* [Exercise]: In the listing below, count each line containing "Clone" and answer with the count only.

* [Available data]:
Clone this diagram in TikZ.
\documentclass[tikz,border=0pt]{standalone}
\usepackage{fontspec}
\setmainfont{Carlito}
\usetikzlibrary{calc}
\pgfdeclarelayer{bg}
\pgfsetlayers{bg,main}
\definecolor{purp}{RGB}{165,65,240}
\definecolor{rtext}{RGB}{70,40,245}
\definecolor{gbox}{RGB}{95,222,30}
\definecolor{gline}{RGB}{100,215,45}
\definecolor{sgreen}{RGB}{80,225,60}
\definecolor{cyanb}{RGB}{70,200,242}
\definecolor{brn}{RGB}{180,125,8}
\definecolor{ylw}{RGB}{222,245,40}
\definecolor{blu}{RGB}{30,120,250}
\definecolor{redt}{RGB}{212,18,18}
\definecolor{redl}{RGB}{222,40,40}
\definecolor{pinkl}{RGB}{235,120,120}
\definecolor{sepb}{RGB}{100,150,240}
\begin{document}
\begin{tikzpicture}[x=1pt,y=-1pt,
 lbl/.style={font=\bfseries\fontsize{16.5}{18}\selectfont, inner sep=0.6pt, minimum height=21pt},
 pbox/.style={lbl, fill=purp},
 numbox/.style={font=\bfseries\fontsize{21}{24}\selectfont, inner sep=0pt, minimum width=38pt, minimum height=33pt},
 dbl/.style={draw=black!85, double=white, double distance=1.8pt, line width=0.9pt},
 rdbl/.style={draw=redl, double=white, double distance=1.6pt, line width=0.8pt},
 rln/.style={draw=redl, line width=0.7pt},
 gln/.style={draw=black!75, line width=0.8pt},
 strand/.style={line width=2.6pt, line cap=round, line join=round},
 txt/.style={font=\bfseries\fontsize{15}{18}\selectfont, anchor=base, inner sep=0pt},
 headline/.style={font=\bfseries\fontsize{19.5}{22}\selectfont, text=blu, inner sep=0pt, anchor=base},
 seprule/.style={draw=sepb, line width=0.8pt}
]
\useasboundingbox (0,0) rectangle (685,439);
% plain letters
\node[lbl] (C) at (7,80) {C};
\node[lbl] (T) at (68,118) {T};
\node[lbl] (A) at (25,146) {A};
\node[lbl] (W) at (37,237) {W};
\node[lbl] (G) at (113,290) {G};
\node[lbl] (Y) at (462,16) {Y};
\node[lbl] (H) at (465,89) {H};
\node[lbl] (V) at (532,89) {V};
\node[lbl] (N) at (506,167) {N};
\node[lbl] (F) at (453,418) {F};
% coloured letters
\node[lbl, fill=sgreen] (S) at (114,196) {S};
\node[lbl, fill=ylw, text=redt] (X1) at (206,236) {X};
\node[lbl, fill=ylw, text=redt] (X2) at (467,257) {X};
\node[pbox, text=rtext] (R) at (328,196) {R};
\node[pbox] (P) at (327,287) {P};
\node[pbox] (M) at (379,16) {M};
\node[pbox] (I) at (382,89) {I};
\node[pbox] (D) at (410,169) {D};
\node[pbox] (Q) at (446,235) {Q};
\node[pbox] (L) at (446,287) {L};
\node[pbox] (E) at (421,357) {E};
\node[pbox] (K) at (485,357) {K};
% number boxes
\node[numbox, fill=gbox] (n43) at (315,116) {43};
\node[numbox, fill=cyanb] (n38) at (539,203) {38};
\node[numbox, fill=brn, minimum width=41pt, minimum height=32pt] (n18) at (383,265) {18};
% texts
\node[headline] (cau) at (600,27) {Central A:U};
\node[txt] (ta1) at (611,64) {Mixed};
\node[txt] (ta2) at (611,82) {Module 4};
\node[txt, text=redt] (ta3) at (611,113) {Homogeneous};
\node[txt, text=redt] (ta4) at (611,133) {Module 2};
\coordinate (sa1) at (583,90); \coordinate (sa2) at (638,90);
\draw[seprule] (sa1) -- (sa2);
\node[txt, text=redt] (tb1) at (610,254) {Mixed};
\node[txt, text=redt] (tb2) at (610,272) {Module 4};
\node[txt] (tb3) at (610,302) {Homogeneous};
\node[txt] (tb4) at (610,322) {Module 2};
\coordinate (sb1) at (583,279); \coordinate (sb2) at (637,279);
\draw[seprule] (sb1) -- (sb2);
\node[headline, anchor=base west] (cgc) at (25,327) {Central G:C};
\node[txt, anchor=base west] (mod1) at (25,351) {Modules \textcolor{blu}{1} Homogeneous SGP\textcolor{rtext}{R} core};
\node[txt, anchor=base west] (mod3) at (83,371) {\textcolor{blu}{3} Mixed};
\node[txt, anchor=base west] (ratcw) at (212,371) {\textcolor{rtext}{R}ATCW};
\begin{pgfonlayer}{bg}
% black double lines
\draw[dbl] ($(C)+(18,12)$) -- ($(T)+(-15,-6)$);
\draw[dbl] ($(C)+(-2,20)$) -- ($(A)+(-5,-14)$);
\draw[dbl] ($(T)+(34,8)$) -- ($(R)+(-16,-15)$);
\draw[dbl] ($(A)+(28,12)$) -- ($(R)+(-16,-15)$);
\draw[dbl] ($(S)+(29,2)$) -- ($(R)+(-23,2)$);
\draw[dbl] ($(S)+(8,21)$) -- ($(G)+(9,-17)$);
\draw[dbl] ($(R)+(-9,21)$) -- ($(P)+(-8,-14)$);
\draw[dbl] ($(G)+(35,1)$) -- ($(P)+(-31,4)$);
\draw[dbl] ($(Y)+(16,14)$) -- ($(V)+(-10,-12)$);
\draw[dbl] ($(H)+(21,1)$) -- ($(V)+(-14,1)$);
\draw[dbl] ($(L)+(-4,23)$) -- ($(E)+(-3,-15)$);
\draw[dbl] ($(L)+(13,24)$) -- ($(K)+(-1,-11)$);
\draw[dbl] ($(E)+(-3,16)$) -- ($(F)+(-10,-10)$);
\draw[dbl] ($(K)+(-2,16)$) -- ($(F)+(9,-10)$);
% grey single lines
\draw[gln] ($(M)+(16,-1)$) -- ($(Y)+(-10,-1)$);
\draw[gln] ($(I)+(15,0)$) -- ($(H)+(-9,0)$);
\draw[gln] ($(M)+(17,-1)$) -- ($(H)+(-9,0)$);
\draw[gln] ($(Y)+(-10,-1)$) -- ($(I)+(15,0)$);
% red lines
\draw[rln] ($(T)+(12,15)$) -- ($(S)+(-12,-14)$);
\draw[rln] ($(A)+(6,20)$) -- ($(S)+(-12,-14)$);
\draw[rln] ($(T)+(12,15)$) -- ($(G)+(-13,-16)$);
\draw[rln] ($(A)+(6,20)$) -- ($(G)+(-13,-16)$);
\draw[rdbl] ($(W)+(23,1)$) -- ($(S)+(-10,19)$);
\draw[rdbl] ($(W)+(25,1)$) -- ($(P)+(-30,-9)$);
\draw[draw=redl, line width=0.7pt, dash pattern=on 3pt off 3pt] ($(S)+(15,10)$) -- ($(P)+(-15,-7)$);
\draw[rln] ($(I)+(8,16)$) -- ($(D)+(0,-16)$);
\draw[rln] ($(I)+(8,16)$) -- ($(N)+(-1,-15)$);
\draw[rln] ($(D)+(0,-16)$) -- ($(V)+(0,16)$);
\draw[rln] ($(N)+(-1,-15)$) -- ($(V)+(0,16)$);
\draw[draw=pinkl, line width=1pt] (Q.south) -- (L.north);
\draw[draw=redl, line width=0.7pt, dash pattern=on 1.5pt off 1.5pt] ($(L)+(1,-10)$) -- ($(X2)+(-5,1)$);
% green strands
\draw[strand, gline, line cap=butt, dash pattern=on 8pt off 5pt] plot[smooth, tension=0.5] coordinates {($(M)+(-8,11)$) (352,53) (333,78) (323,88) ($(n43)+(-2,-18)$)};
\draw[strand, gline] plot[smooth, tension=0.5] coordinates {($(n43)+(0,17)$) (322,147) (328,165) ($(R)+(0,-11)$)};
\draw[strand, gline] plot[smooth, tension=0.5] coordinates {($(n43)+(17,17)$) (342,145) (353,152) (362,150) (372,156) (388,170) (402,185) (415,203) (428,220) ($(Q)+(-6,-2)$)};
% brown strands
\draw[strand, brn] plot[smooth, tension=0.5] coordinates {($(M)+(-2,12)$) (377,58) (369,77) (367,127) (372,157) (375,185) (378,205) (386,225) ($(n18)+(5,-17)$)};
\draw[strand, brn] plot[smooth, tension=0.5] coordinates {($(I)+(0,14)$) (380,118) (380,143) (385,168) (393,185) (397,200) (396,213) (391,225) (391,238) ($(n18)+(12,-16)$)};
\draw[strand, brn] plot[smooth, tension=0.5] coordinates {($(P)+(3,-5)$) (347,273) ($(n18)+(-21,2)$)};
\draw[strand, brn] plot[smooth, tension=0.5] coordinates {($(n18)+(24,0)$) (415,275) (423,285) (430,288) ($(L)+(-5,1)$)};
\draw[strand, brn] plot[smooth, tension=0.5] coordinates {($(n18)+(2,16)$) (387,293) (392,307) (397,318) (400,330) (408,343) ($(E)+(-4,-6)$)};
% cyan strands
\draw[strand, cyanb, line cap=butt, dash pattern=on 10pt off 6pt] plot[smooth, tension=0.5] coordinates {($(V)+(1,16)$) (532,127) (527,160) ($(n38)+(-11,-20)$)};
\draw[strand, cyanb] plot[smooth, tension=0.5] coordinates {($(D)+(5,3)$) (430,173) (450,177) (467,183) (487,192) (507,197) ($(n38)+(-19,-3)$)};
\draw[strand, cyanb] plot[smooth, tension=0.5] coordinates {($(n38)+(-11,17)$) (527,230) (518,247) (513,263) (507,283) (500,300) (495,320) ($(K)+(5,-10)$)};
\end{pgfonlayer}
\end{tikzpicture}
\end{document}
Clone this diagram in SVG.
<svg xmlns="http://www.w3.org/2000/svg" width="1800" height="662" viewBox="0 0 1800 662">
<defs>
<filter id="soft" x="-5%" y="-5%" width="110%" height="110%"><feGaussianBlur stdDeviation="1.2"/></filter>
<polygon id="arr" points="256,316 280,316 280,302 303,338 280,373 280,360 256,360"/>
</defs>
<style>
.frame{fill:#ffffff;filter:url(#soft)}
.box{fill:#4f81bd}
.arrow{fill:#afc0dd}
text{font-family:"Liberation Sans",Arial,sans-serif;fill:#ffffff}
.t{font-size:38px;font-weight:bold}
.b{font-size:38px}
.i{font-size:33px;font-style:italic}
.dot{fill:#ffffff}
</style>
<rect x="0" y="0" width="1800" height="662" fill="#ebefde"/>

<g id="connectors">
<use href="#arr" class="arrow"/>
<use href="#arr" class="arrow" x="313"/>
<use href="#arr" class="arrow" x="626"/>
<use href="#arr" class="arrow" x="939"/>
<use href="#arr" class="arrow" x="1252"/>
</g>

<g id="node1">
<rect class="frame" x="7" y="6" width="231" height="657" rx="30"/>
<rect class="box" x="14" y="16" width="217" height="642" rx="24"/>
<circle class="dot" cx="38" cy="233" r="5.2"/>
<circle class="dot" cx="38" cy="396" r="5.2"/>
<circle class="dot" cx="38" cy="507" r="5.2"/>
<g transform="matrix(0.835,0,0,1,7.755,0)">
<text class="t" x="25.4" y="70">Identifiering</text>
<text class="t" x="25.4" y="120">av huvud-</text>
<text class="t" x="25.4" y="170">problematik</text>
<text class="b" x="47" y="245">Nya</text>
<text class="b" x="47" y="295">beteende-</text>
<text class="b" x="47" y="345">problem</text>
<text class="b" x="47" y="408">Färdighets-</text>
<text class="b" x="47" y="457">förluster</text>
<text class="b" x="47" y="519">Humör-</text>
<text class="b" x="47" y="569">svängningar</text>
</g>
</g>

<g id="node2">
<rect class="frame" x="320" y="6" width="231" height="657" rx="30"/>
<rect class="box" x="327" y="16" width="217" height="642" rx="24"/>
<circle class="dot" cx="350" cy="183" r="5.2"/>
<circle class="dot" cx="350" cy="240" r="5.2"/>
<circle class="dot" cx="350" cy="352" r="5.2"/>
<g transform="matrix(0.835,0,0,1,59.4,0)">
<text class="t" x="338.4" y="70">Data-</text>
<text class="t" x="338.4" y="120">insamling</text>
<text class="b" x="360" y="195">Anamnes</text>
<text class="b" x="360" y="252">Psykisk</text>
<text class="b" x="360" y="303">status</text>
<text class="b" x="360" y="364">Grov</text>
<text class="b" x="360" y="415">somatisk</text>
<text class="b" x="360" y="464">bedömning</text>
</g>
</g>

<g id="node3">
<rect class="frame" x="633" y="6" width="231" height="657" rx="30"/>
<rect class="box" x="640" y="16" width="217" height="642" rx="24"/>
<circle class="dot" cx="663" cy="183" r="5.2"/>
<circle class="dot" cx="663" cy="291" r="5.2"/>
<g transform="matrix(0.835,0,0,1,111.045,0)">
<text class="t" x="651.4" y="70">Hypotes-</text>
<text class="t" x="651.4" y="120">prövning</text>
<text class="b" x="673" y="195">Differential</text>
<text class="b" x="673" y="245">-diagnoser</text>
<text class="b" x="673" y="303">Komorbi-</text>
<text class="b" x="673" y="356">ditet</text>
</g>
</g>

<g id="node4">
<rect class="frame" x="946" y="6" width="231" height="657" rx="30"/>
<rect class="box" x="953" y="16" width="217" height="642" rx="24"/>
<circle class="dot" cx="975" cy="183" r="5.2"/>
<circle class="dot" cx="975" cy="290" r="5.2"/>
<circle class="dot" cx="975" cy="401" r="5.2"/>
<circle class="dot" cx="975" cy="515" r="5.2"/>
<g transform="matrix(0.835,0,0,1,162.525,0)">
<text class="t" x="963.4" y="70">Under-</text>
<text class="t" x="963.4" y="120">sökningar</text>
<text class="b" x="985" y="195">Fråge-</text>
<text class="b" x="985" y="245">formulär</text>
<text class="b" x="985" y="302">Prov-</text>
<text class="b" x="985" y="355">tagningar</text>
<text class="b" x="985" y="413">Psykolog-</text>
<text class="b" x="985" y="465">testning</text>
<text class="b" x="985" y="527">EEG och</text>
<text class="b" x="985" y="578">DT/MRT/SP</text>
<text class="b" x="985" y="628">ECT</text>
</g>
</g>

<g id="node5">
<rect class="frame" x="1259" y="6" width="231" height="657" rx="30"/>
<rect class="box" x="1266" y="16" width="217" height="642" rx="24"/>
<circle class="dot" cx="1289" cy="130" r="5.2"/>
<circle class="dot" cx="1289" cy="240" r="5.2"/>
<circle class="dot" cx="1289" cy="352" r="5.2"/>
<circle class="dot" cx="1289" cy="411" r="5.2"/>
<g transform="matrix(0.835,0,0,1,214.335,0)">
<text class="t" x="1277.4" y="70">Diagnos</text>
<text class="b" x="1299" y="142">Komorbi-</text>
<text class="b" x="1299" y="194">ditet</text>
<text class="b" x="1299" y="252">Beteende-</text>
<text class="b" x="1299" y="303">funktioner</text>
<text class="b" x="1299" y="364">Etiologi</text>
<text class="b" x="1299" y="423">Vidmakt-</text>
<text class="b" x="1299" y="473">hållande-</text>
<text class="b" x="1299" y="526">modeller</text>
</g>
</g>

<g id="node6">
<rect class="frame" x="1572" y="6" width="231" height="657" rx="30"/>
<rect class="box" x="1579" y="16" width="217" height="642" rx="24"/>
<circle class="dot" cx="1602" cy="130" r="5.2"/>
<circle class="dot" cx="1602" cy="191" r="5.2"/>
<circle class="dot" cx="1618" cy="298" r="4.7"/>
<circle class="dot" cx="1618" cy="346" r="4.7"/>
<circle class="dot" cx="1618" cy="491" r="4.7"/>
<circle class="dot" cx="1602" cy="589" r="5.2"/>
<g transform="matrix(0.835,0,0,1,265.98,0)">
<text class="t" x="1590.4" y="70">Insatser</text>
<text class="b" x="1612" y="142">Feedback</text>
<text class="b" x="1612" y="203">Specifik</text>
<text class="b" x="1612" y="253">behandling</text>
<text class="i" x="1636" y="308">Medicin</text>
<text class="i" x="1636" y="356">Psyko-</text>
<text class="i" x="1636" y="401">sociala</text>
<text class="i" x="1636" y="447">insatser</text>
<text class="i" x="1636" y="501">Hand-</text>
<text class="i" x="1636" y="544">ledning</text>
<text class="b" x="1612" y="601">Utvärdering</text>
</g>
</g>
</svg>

* [Answer to this task]: 2